Background: Salivary squamous cell carcinomas (SCC) represent a unique disease entity, as many are thought to represent metastases from primary cutaneous malignancies. Nevertheless, they represent a significant proportion of parotid gland cancers and have a notably poor prognosis. Recently, there has been much debate in the literature as to the utility of adjuvant chemotherapy in the treatment of these malignancies, with most studies concluding that there is no survival benefit.
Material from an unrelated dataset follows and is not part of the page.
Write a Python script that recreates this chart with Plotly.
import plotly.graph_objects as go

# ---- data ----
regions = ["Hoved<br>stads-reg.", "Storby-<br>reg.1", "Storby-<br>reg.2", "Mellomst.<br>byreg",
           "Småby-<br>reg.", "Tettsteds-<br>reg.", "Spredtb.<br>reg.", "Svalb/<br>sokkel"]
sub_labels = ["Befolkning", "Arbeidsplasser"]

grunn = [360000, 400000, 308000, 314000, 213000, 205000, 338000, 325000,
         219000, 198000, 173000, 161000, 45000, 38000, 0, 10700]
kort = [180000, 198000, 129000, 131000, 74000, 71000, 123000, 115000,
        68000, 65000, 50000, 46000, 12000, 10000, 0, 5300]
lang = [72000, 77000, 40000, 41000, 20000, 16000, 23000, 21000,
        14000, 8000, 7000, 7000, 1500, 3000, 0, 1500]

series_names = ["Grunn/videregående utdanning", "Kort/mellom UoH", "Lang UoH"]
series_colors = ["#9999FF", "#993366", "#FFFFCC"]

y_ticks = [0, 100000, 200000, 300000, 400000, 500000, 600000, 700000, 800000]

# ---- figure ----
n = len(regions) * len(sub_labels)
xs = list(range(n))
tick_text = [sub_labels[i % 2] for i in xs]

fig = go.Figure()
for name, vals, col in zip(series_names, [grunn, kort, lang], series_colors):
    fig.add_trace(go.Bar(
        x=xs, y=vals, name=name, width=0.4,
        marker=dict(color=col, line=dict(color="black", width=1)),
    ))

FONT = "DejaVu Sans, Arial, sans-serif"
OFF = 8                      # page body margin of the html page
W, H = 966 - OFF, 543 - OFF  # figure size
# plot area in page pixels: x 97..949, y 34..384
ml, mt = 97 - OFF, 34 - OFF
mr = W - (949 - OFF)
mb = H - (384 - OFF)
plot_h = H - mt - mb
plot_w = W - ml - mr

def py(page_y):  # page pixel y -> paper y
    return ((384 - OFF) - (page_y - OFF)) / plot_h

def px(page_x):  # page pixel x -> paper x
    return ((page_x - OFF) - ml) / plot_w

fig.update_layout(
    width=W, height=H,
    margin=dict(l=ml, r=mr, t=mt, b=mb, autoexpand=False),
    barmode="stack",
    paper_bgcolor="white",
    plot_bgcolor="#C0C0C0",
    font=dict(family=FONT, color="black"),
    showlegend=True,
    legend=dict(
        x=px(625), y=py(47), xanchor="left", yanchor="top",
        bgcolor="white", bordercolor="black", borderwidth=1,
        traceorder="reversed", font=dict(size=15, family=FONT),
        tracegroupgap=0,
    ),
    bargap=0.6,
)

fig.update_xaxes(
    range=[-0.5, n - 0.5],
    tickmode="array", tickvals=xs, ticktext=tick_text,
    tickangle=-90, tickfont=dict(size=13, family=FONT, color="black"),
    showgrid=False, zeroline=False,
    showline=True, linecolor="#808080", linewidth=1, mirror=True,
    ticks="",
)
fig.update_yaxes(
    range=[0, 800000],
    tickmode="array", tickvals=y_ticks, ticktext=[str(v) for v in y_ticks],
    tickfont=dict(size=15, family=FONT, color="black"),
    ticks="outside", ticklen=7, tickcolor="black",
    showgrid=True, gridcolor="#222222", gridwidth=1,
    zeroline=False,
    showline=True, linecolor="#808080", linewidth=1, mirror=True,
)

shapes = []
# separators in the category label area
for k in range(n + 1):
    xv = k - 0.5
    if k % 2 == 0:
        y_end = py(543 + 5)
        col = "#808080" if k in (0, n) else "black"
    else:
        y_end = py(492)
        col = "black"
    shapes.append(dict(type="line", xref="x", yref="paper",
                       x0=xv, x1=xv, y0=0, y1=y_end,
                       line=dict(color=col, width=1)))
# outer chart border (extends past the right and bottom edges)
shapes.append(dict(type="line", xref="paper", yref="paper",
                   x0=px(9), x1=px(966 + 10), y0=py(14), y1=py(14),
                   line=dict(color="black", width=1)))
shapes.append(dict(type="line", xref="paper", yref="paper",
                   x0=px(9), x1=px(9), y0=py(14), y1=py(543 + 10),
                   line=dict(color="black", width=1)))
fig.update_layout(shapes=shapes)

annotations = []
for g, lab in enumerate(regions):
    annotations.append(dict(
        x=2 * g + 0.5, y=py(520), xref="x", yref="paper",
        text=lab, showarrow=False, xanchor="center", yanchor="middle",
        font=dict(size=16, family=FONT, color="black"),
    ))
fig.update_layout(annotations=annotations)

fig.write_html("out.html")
We aim to investigate the outcomes associated with the use of adjuvant radiotherapy and chemoradiotherapy in the treatment of early- and late-stage salivary SCC.
Methods: A retrospective study of 2285 adult salivary SCC diagnosed from 2004-2014 in the NCDB was conducted. Patients were divided into early- (I/II) and late-stage (III/IV) groups. Demographic, facility, tumor, and survival variables were included in the analyses. Multivariate Cox survival regressions as well as univariate Kaplan-Meier analyses were conducted.
Results: The use of adjuvant chemoradiotherapy for late-stage patients was associated with improved survival compared to the use of adjuvant radiotherapy alone (HR 0.774, p=0.026). 5-year survival for late-stage patients treated with surgery alone, surgery with adjuvant radiotherapy, and surgery with adjuvant chemoradiotherapy was 31.1% (SE: 2.5), 45.6% (SE: 2.2), and 58.9% (SE: 3.4) (A). Use of adjuvant therapy (either chemoradiotherapy or radiotherapy alone) was associated with improved survival for early-stage patients (HR 0.746, p=0.037) (B).
Conclusion: The addition of chemotherapy to the adjuvant therapy of late-stage patients with salivary SCC may result in improved long-term survival. Expanded use of adjuvant therapy for early-stage disease may also improve patient outcomes.